§ What you are asked to do
Only the lines from the start of the data through the line containing "const fitY = [6.64, 23.36];" should be written out, exactly as they are, with both ends included and the pictures left out.

§ Material
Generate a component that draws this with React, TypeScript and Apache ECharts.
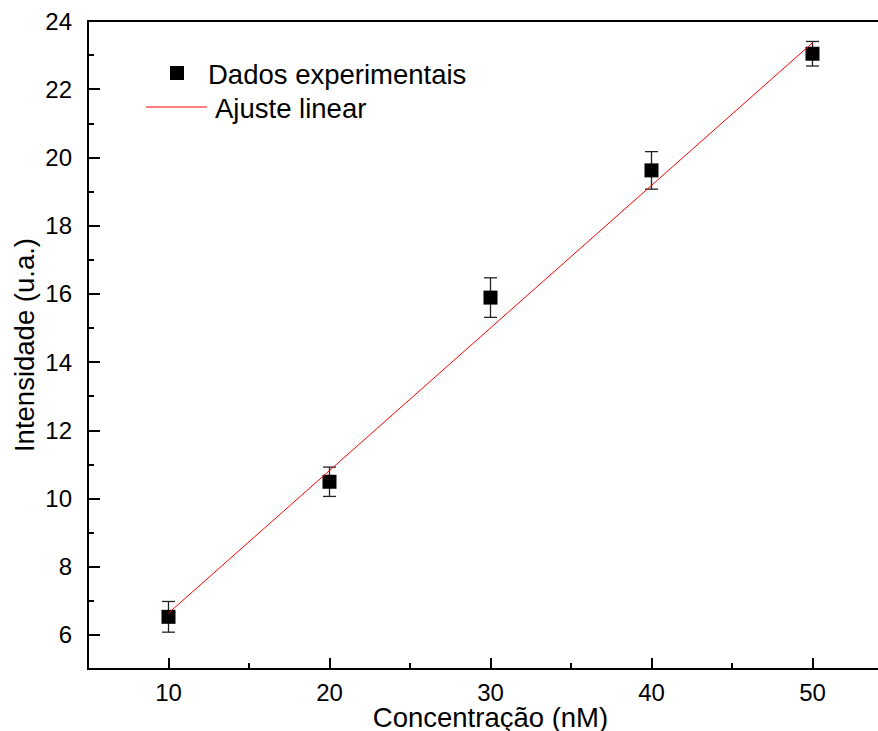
import React, { useEffect, useRef } from "react";
import * as echarts from "echarts";

// Calibration data: concentration (nM) vs. measured intensity (a.u.)
const concentrations = [10, 20, 30, 40, 50];
const intensities = [6.53, 10.49, 15.89, 19.62, 23.04];
const errors = [0.45, 0.43, 0.58, 0.55, 0.36];

// Linear fit endpoints
const fitX = [10, 50];
const fitY = [6.64, 23.36];

// Axis ticks
const xMajorTicks = [10, 20, 30, 40, 50];
const xMinorTicks = [15, 25, 35, 45];
const yMajorTicks = [6, 8, 10, 12, 14, 16, 18, 20, 22, 24];
const yMinorTicks = [7, 9, 11, 13, 15, 17, 19, 21, 23];

const FONT = "'Liberation Sans', Arial, Helvetica, sans-serif";
const TITLE_SIZE = 27.5;

export default function App() {
  const ref = useRef<HTMLDivElement>(null);

  useEffect(() => {
    if (!ref.current) return;
    const chart = echarts.init(ref.current, null, { renderer: "svg" });

    const scatterData = concentrations.map((c, i) => [c, intensities[i]]);
    const errorData = concentrations.map((c, i) => [
      c,
      intensities[i] - errors[i],
      intensities[i] + errors[i],
    ]);
    const fitData = fitX.map((x, i) => [x, fitY[i]]);

    const axisLine = { show: true, lineStyle: { color: "#000", width: 2 } };

    chart.setOption({
      animation: false,
      backgroundColor: "#fff",
      textStyle: { fontFamily: FONT },
      grid: {
        left: 88,
        top: 21,
        right: -15,
        bottom: 62,
        outerBoundsMode: "none",
        containLabel: false,
        show: true,
        borderColor: "#000",
        borderWidth: 2,
        backgroundColor: "transparent",
      },
      xAxis: [
        {
          type: "value",
          min: 5,
          max: 55,
          position: "bottom",
          name: "Concentração (nM)",
          nameLocation: "middle",
          nameGap: 36,
          nameMoveOverlap: false,
          nameTextStyle: { fontSize: TITLE_SIZE, lineHeight: 24, color: "#000", fontFamily: FONT },
          axisLine,
          splitLine: { show: false },
          axisTick: {
            show: true,
            inside: true,
            length: 11,
            customValues: xMajorTicks,
            lineStyle: { color: "#000", width: 2 },
          },
          axisLabel: {
            customValues: xMajorTicks,
            fontSize: 24,
            lineHeight: 20,
            color: "#000",
            margin: 13,
            fontFamily: FONT,
          },
        },
        {
          type: "value",
          min: 5,
          max: 55,
          position: "bottom",
          axisLine: { show: false },
          splitLine: { show: false },
          axisLabel: { show: false },
          axisTick: {
            show: true,
            inside: true,
            length: 6,
            customValues: xMinorTicks,
            lineStyle: { color: "#000", width: 2 },
          },
        },
      ],
      yAxis: [
        {
          type: "value",
          min: 5,
          max: 24,
          position: "left",
          name: "Intensidade (u.a.)",
          nameLocation: "middle",
          nameGap: 50,
          nameMoveOverlap: false,
          nameTextStyle: { fontSize: TITLE_SIZE, color: "#000", fontFamily: FONT },
          axisLine,
          splitLine: { show: false },
          axisTick: {
            show: true,
            inside: true,
            length: 12,
            customValues: yMajorTicks,
            lineStyle: { color: "#000", width: 2 },
          },
          axisLabel: {
            customValues: yMajorTicks,
            fontSize: 24,
            color: "#000",
            margin: 16,
            fontFamily: FONT,
          },
        },
        {
          type: "value",
          min: 5,
          max: 24,
          position: "left",
          axisLine: { show: false },
          splitLine: { show: false },
          axisLabel: { show: false },
          axisTick: {
            show: true,
            inside: true,
            length: 6,
            customValues: yMinorTicks,
            lineStyle: { color: "#000", width: 2 },
          },
        },
      ],
      series: [
        {
          type: "custom",
          name: "erro",
          z: 2,
          data: errorData,
          renderItem: (params: any, api: any) => {
            const x = api.value(0);
            const lo = api.coord([x, api.value(1)]);
            const hi = api.coord([x, api.value(2)]);
            const hw = 6.5;
            const style = { stroke: "#222", lineWidth: 1.3 };
            return {
              type: "group",
              children: [
                { type: "line", shape: { x1: lo[0], y1: lo[1], x2: hi[0], y2: hi[1] }, style },
                { type: "line", shape: { x1: hi[0] - hw, y1: hi[1], x2: hi[0] + hw, y2: hi[1] }, style },
                { type: "line", shape: { x1: lo[0] - hw, y1: lo[1], x2: lo[0] + hw, y2: lo[1] }, style },
              ],
            };
          },
        },
        {
          type: "scatter",
          name: "Dados experimentais",
          z: 3,
          symbol: "rect",
          symbolSize: 14,
          itemStyle: { color: "#000", opacity: 1 },
          data: scatterData,
        },
        {
          type: "line",
          name: "Ajuste linear",
          z: 4,
          showSymbol: false,
          symbol: "none",
          lineStyle: { color: "#ff0000", width: 1 },
          data: fitData,
        },
      ],
      graphic: [
        {
          type: "rect",
          shape: { x: 170, y: 66, width: 14, height: 14 },
          style: { fill: "#000" },
        },
        {
          type: "text",
          x: 208,
          y: 74,
          style: {
            text: "Dados experimentais",
            fontSize: TITLE_SIZE,
            fontFamily: FONT,
            fill: "#000",
            verticalAlign: "middle",
          },
        },
        {
          type: "line",
          shape: { x1: 146, y1: 107, x2: 207, y2: 107 },
          style: { stroke: "#ff0000", lineWidth: 1 },
        },
        {
          type: "text",
          x: 215,
          y: 108,
          style: {
            text: "Ajuste linear",
            fontSize: TITLE_SIZE,
            fontFamily: FONT,
            fill: "#000",
            verticalAlign: "middle",
          },
        },
      ],
    });

    return () => chart.dispose();
  }, []);

  return (
    <div
      ref={ref}
      style={{ position: "fixed", left: 0, top: 0, width: 878, height: 731, background: "#fff" }}
    />
  );
}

§ Solved problem
Generate a component that draws this with React, TypeScript and Apache ECharts.
import React, { useEffect, useRef } from "react";
import * as echarts from "echarts";

// Calibration data: concentration (nM) vs. measured intensity (a.u.)
const concentrations = [10, 20, 30, 40, 50];
const intensities = [6.53, 10.49, 15.89, 19.62, 23.04];
const errors = [0.45, 0.43, 0.58, 0.55, 0.36];

// Linear fit endpoints
const fitX = [10, 50];
const fitY = [6.64, 23.36];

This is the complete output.